* **YOUR GOAL**
Only the lines from the start of the data through the line containing "fit_x = [0.5, 4.5]" should be written out, exactly as they are, with both ends included and the pictures left out.

Start of LISTING

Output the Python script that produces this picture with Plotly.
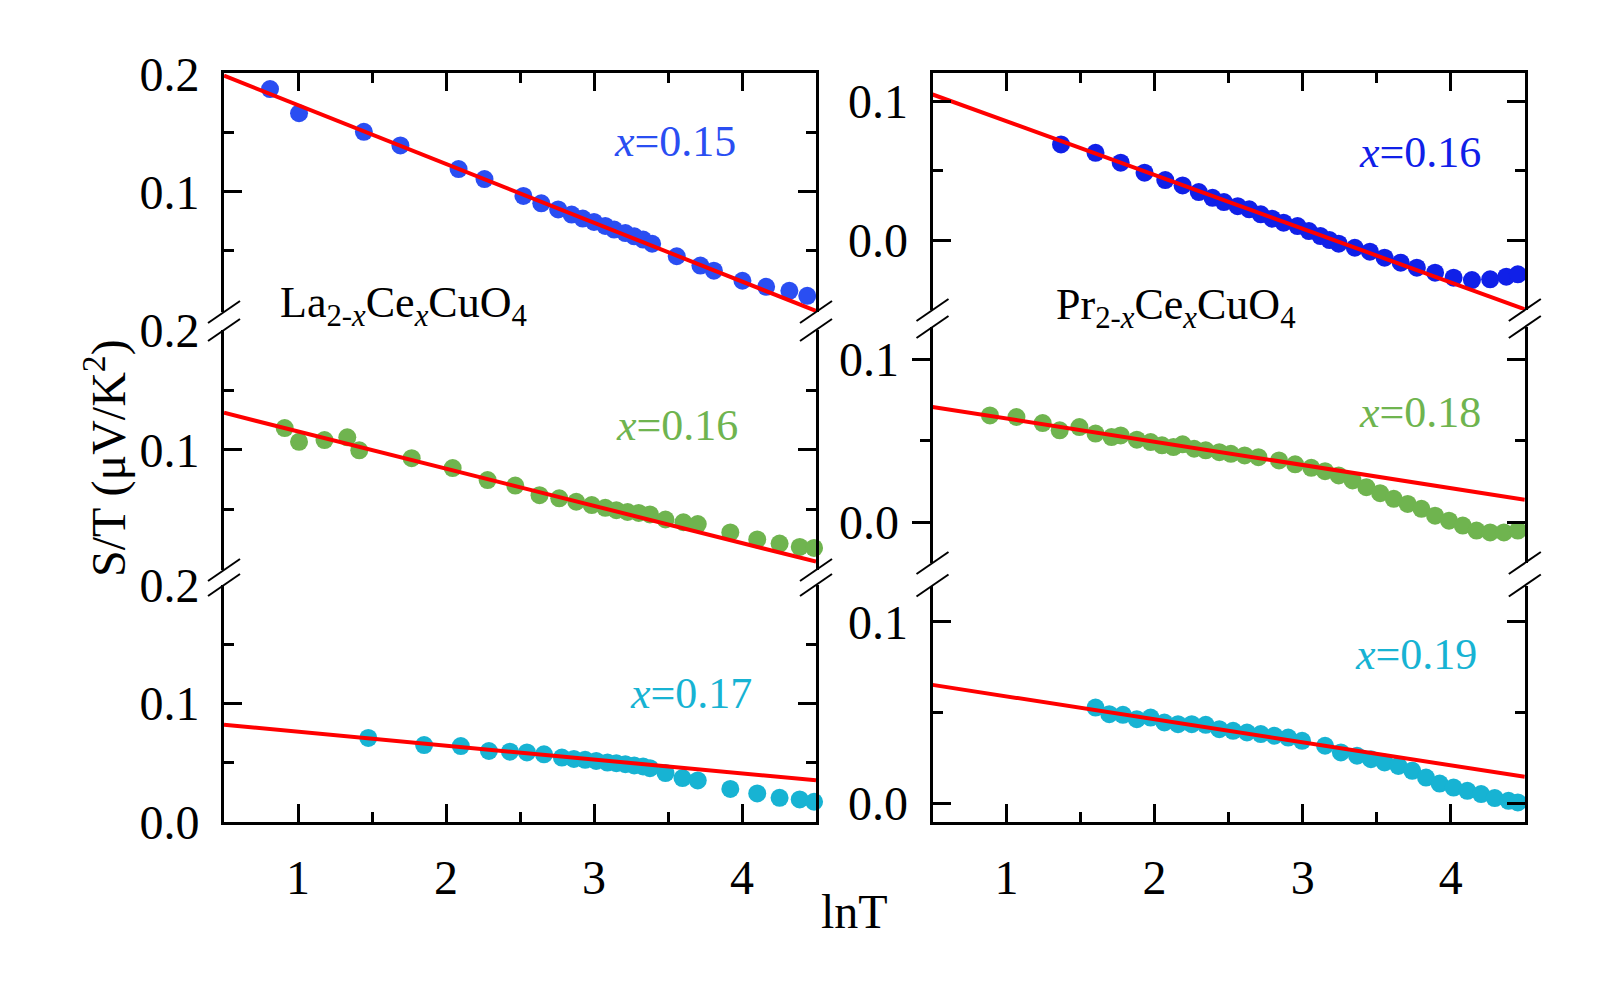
import plotly.graph_objects as go

W, H = 1609, 984

# ---------------- data ----------------
fit_x = [0.5, 4.5]

# La2-xCexCuO4, x=0.15
lco15_x = [0.811, 1.007, 1.445, 1.692, 2.085, 2.260, 2.523, 2.644, 2.758, 2.849, 2.924, 3.000,
           3.076, 3.136, 3.212, 3.272, 3.332, 3.393, 3.559, 3.719, 3.810, 4.003, 4.163, 4.320, 4.441]
lco15_y = [0.1871, 0.1666, 0.1509, 0.1393, 0.1193, 0.1108, 0.0965, 0.0902, 0.0850, 0.0807, 0.0773, 0.0744,
           0.0710, 0.0679, 0.0650, 0.0622, 0.0594, 0.0559, 0.0453, 0.0374, 0.0331, 0.0245, 0.0194, 0.0160, 0.0117]
lco15_fit = [0.1985, -0.0011]

# La2-xCexCuO4, x=0.16
lco16_x = [0.910, 1.007, 1.179, 1.333, 1.414, 1.768, 2.045, 2.281, 2.468, 2.632, 2.765, 2.880, 2.985,
           3.076, 3.151, 3.227, 3.302, 3.378, 3.483, 3.604, 3.701, 3.921, 4.103, 4.254, 4.390, 4.487]
lco16_y = [0.1182, 0.1066, 0.1081, 0.1104, 0.0995, 0.0929, 0.0846, 0.0745, 0.0699, 0.0618, 0.0592, 0.0563, 0.0535,
           0.0512, 0.0492, 0.0477, 0.0469, 0.0457, 0.0414, 0.0391, 0.0376, 0.0305, 0.0247, 0.0212, 0.0184, 0.0175]
lco16_fit = [0.131, 0.006]

# La2-xCexCuO4, x=0.17
lco17_x = [1.475, 1.852, 2.100, 2.290, 2.432, 2.547, 2.662, 2.783, 2.864, 2.940, 3.015, 3.091, 3.151,
           3.212, 3.272, 3.332, 3.378, 3.483, 3.598, 3.701, 3.921, 4.103, 4.254, 4.390, 4.487]
lco17_y = [0.0710, 0.0649, 0.0641, 0.0599, 0.0593, 0.0587, 0.0571, 0.0543, 0.0532, 0.0524, 0.0515, 0.0501, 0.0495,
           0.0487, 0.0476, 0.0468, 0.0453, 0.0412, 0.0370, 0.0350, 0.0278, 0.0239, 0.0202, 0.0189, 0.0169]
lco17_fit = [0.0821, 0.0350]

# Pr2-xCexCuO4, x=0.16
pco16_x = [1.368, 1.601, 1.771, 1.932, 2.072, 2.189, 2.298, 2.391, 2.468, 2.561, 2.639, 2.717, 2.794,
           2.871, 2.965, 3.042, 3.120, 3.181, 3.243, 3.352, 3.454, 3.553, 3.662, 3.771, 3.894, 4.019,
           4.143, 4.266, 4.375, 4.453]
pco16_y = [0.0689, 0.0629, 0.0558, 0.0486, 0.0433, 0.0395, 0.0347, 0.0306, 0.0275, 0.0246, 0.0223, 0.0187, 0.0156,
           0.0127, 0.0103, 0.0067, 0.0031, 0.0002, -0.0024, -0.0053, -0.0081, -0.0124, -0.0160, -0.0196, -0.0232, -0.0268,
           -0.0285, -0.0280, -0.0261, -0.0244]
pco16_fit = [0.1048, -0.0495]

# Pr2-xCexCuO4, x=0.18
pco18_x = [0.888, 1.067, 1.244, 1.359, 1.492, 1.601, 1.709, 1.771, 1.880, 1.973, 2.050, 2.127, 2.189, 2.267,
           2.345, 2.437, 2.515, 2.608, 2.701, 2.840, 2.949, 3.058, 3.151, 3.243, 3.337, 3.430, 3.523, 3.615,
           3.709, 3.802, 3.894, 3.988, 4.081, 4.174, 4.266, 4.359, 4.453]
pco18_y = [0.0657, 0.0647, 0.0610, 0.0565, 0.0585, 0.0545, 0.0524, 0.0534, 0.0508, 0.0493, 0.0473, 0.0462, 0.0479, 0.0452,
           0.0442, 0.0431, 0.0421, 0.0411, 0.0400, 0.0380, 0.0356, 0.0335, 0.0314, 0.0288, 0.0257, 0.0216, 0.0179, 0.0144,
           0.0113, 0.0083, 0.0041, 0.0010, -0.0020, -0.0051, -0.0062, -0.0062, -0.0051]
pco18_fit = [0.0709, 0.0138]

# Pr2-xCexCuO4, x=0.19
pco19_x = [1.601, 1.694, 1.786, 1.880, 1.973, 2.066, 2.158, 2.251, 2.345, 2.437, 2.530, 2.624, 2.717, 2.809,
           2.902, 2.996, 3.151, 3.258, 3.367, 3.461, 3.553, 3.646, 3.740, 3.833, 3.925, 4.019, 4.112, 4.205,
           4.297, 4.390, 4.453]
pco19_y = [0.0528, 0.0492, 0.0488, 0.0464, 0.0473, 0.0446, 0.0437, 0.0437, 0.0433, 0.0409, 0.0400, 0.0391, 0.0382, 0.0373,
           0.0363, 0.0345, 0.0318, 0.0281, 0.0263, 0.0244, 0.0226, 0.0207, 0.0180, 0.0143, 0.0110, 0.0088, 0.0070, 0.0052,
           0.0030, 0.0015, 0.0006]
pco19_fit = [0.0653, 0.0147]

labels = ["<i>x</i>=0.15", "<i>x</i>=0.16", "<i>x</i>=0.17", "<i>x</i>=0.16", "<i>x</i>=0.18", "<i>x</i>=0.19"]
compounds = ["La<sub>2-<i>x</i></sub>Ce<sub><i>x</i></sub>CuO<sub>4</sub>",
             "Pr<sub>2-<i>x</i></sub>Ce<sub><i>x</i></sub>CuO<sub>4</sub>"]

# ---------------- styling / layout ----------------
FONT = "Liberation Serif, Times New Roman, serif"
BLUE1 = "#2a4ef2"
BLUE2 = "#1020e8"
GREEN = "#6fb44f"
CYAN = "#17b3d3"
RED = "#ff0000"
TICKFONT = 48
MSIZE = 18

# pixel boxes: (x_left, x_right, y_top, y_bottom)
LX = (224, 816)
RX = (932.5, 1524.8)
panels = [
    dict(box=(LX[0], LX[1], 73.3, 312), yr=[-0.002, 0.2005], tv=[0.1, 0.2], mv=[0.05, 0.15], pos="top",
         x=lco15_x, y=lco15_y, fit=lco15_fit, col=BLUE1, lab=labels[0], lab_xy=(738, 141)),
    dict(box=(LX[0], LX[1], 330, 570), yr=[-0.001, 0.2005], tv=[0.1, 0.2], mv=[0.05, 0.15], pos="mid",
         x=lco16_x, y=lco16_y, fit=lco16_fit, col=GREEN, lab=labels[1], lab_xy=(740, 425)),
    dict(box=(LX[0], LX[1], 585, 821.7), yr=[0.0, 0.2005], tv=[0.0, 0.1, 0.2], mv=[0.05, 0.15], pos="bot",
         x=lco17_x, y=lco17_y, fit=lco17_fit, col=CYAN, lab=labels[2], lab_xy=(754, 693)),
    dict(box=(RX[0], RX[1], 73.3, 310), yr=[-0.05, 0.12], tv=[0.0, 0.1], mv=[-0.05, 0.05], pos="top",
         x=pco16_x, y=pco16_y, fit=pco16_fit, col=BLUE2, lab=labels[3], lab_xy=(1483, 152)),
    dict(box=(RX[0], RX[1], 327, 563), yr=[-0.025, 0.12], tv=[0.0, 0.1], mv=[0.05], pos="mid",
         x=pco18_x, y=pco18_y, fit=pco18_fit, col=GREEN, lab=labels[4], lab_xy=(1483, 412)),
    dict(box=(RX[0], RX[1], 585.5, 821.7), yr=[-0.01, 0.12], tv=[0.0, 0.1], mv=[0.05], pos="bot",
         x=pco19_x, y=pco19_y, fit=pco19_fit, col=CYAN, lab=labels[5], lab_xy=(1479, 654)),
]

fig = go.Figure()
layout = dict(width=W, height=H, autosize=False, margin=dict(l=0, r=0, t=0, b=0, pad=0, autoexpand=False),
              paper_bgcolor="white", plot_bgcolor="white", showlegend=False,
              font=dict(family=FONT, color="black", size=44))
annotations = []
shapes = []

def px_x(v):
    return v / W

def px_y(v):
    return 1 - v / H

for i, p in enumerate(panels, start=1):
    x0, x1, yt, yb = p["box"]
    xa = "xaxis" if i == 1 else f"xaxis{i}"
    ya = "yaxis" if i == 1 else f"yaxis{i}"
    xr = "x" if i == 1 else f"x{i}"
    yr = "y" if i == 1 else f"y{i}"

    xax = dict(domain=[px_x(x0), px_x(x1)], range=[0.5, 4.5], anchor=yr, automargin=False,
               showgrid=False, zeroline=False, fixedrange=True)
    if p["pos"] == "top":
        xax.update(side="top", showline=True, linewidth=3, linecolor="black",
                   ticks="inside", ticklen=18, tickwidth=3, tickcolor="black",
                   dtick=1, tick0=0, showticklabels=False,
                   minor=dict(ticks="inside", ticklen=10, tickwidth=3, tickcolor="black", dtick=0.5, tick0=0))
    elif p["pos"] == "mid":
        xax.update(showline=False, ticks="", showticklabels=False)
    else:
        xax.update(side="bottom", showline=True, linewidth=3, linecolor="black",
                   ticks="inside", ticklen=18, tickwidth=3, tickcolor="black",
                   tickmode="array", tickvals=[1, 2, 3, 4], ticktext=["1", "2", "3", "4"],
                   tickfont=dict(family=FONT, size=TICKFONT, color="black"), ticklabelstandoff=12,
                   minor=dict(ticks="inside", ticklen=10, tickwidth=3, tickcolor="black",
                              tickvals=[1.5, 2.5, 3.5]))
    layout[xa] = xax

    yax = dict(domain=[px_y(yb), px_y(yt)], range=p["yr"], anchor=xr, automargin=False,
               showgrid=False, zeroline=False, fixedrange=True,
               showline=True, linewidth=3, linecolor="black",
               tickmode="array", tickvals=p["tv"], ticktext=[f"{v:.1f}" for v in p["tv"]],
               ticklen=18, tickwidth=3, tickcolor="black",
               tickfont=dict(family=FONT, size=TICKFONT, color="black"),
               minor=dict(ticklen=10, tickwidth=3, tickcolor="black", tickvals=p["mv"]))
    if i == 5:
        # left ticks point outward, right side gets its own inward ticks
        yax.update(ticks="outside", mirror=False, ticklabelstandoff=3)
        yax["minor"]["ticks"] = "outside"
        layout["yaxis7"] = dict(overlaying="y5", side="right", anchor="x5", range=p["yr"], automargin=False,
                                showgrid=False, zeroline=False, fixedrange=True,
                                showline=True, linewidth=3, linecolor="black",
                                ticks="inside", ticklen=18, tickwidth=3, tickcolor="black",
                                tickmode="array", tickvals=p["tv"], showticklabels=False,
                                minor=dict(ticks="inside", ticklen=10, tickwidth=3, tickcolor="black",
                                           tickvals=p["mv"]))
        fig.add_trace(go.Scatter(x=[None], y=[None], xaxis="x5", yaxis="y7", showlegend=False,
                                 hoverinfo="skip"))
    else:
        yax.update(ticks="inside", mirror="ticks", ticklabelstandoff=12)
        yax["minor"]["ticks"] = "inside"
    layout[ya] = yax

    fig.add_trace(go.Scatter(x=p["x"], y=p["y"], mode="markers", xaxis=xr, yaxis=yr,
                             marker=dict(size=MSIZE, color=p["col"], line=dict(width=0)),
                             cliponaxis=False, showlegend=False))
    fig.add_trace(go.Scatter(x=fit_x, y=p["fit"], mode="lines", xaxis=xr, yaxis=yr,
                             line=dict(color=RED, width=4), showlegend=False))

    lx, ly = p["lab_xy"]
    annotations.append(dict(x=px_x(lx), y=px_y(ly), xref="paper", yref="paper", text=p["lab"],
                            showarrow=False, xanchor="right", yanchor="middle",
                            font=dict(family=FONT, size=44, color=p["col"])))

    # break marks at panel ends next to the gaps
    ends = []
    if p["pos"] in ("top", "mid"):
        ends.append(yb)
    if p["pos"] in ("mid", "bot"):
        ends.append(yt)
    for ey in ends:
        for ex in (x0, x1):
            shapes.append(dict(type="line", xref="paper", yref="paper",
                               x0=px_x(ex - 16), y0=px_y(ey + 11), x1=px_x(ex + 16), y1=px_y(ey - 11),
                               line=dict(color="black", width=2)))

# compound names
annotations.append(dict(x=px_x(278), y=px_y(305), xref="paper", yref="paper", text=compounds[0],
                        showarrow=False, xanchor="left", yanchor="middle",
                        font=dict(family=FONT, size=44, color="black")))
annotations.append(dict(x=px_x(1054), y=px_y(307), xref="paper", yref="paper", text=compounds[1],
                        showarrow=False, xanchor="left", yanchor="middle",
                        font=dict(family=FONT, size=44, color="black")))
# axis titles
annotations.append(dict(x=px_x(105), y=px_y(458), xref="paper", yref="paper",
                        text="S/T (μV/K<sup>2</sup>)", textangle=-90, showarrow=False,
                        xanchor="center", yanchor="middle",
                        font=dict(family=FONT, size=48, color="black")))
annotations.append(dict(x=px_x(854), y=px_y(911), xref="paper", yref="paper",
                        text="lnT", showarrow=False, xanchor="center", yanchor="middle",
                        font=dict(family=FONT, size=48, color="black")))

layout["annotations"] = annotations
layout["shapes"] = shapes
fig.update_layout(**layout)
fig.write_html("out.html")
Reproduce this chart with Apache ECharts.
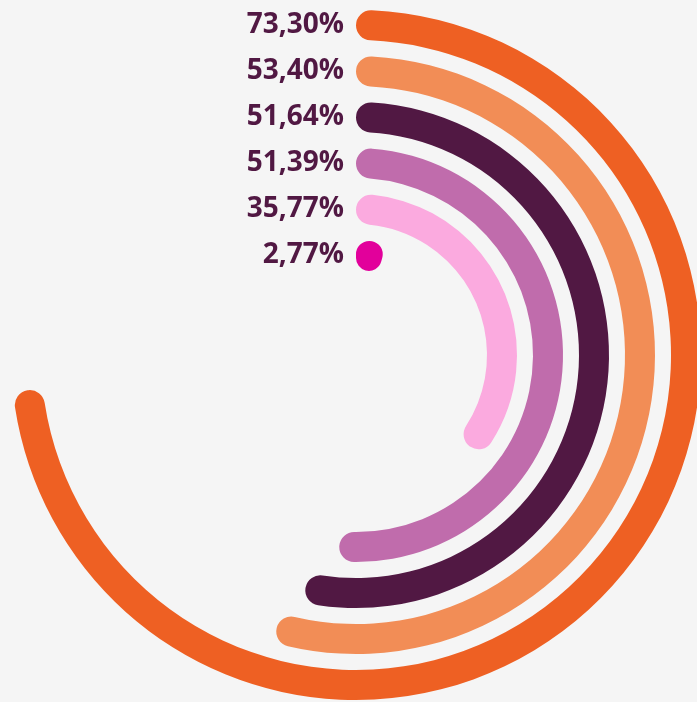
<!DOCTYPE html>
<html>
<head>
<meta charset="utf-8">
<script src="https://cdn.jsdelivr.net/npm/echarts@6/dist/echarts.min.js"></script>
<style>
html, body { margin: 0; padding: 0; background: #f5f5f5; }
#main { width: 697px; height: 702px; }
</style>
</head>
<body>
<div id="main"></div>
<script>
// inner ring first, outer ring last
var labels = ['2,77%', '35,77%', '51,39%', '51,64%', '53,40%', '73,30%'];
// arc lengths as drawn in the picture (% of a full turn)
var values = [4.2, 35.77, 51.39, 53.4, 54.5, 73.30];
var colors = ['#e2009b', '#fbaadf', '#c06cac', '#511843', '#f28d56', '#ee6023'];

var chart = echarts.init(document.getElementById('main'));
chart.setOption({
    backgroundColor: '#f5f5f5',
    polar: {
        center: [356, 355],
        radius: [77, 353]
    },
    angleAxis: {
        type: 'value',
        min: 0,
        max: 100,
        startAngle: 90,
        clockwise: true,
        show: false
    },
    radiusAxis: {
        type: 'category',
        data: labels,
        axisLine: { show: false },
        axisTick: { show: false },
        splitLine: { show: false },
        axisLabel: {
            show: true,
            interval: 0,
            hideOverlap: false,
            margin: 12,
            color: '#511843',
            fontFamily: 'Open Sans',
            fontWeight: 'bold',
            fontSize: 28
        }
    },
    series: [{
        type: 'bar',
        coordinateSystem: 'polar',
        barWidth: 30,
        data: values.map(function (v, i) {
            return { value: v, itemStyle: { color: colors[i], borderRadius: 15 } };
        })
    }]
});
</script>
</body>
</html>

End of LISTING

* **EXERCISE OUTPUT**
Output the Python script that produces this picture with Plotly.
import plotly.graph_objects as go

W, H = 1609, 984

# ---------------- data ----------------
fit_x = [0.5, 4.5]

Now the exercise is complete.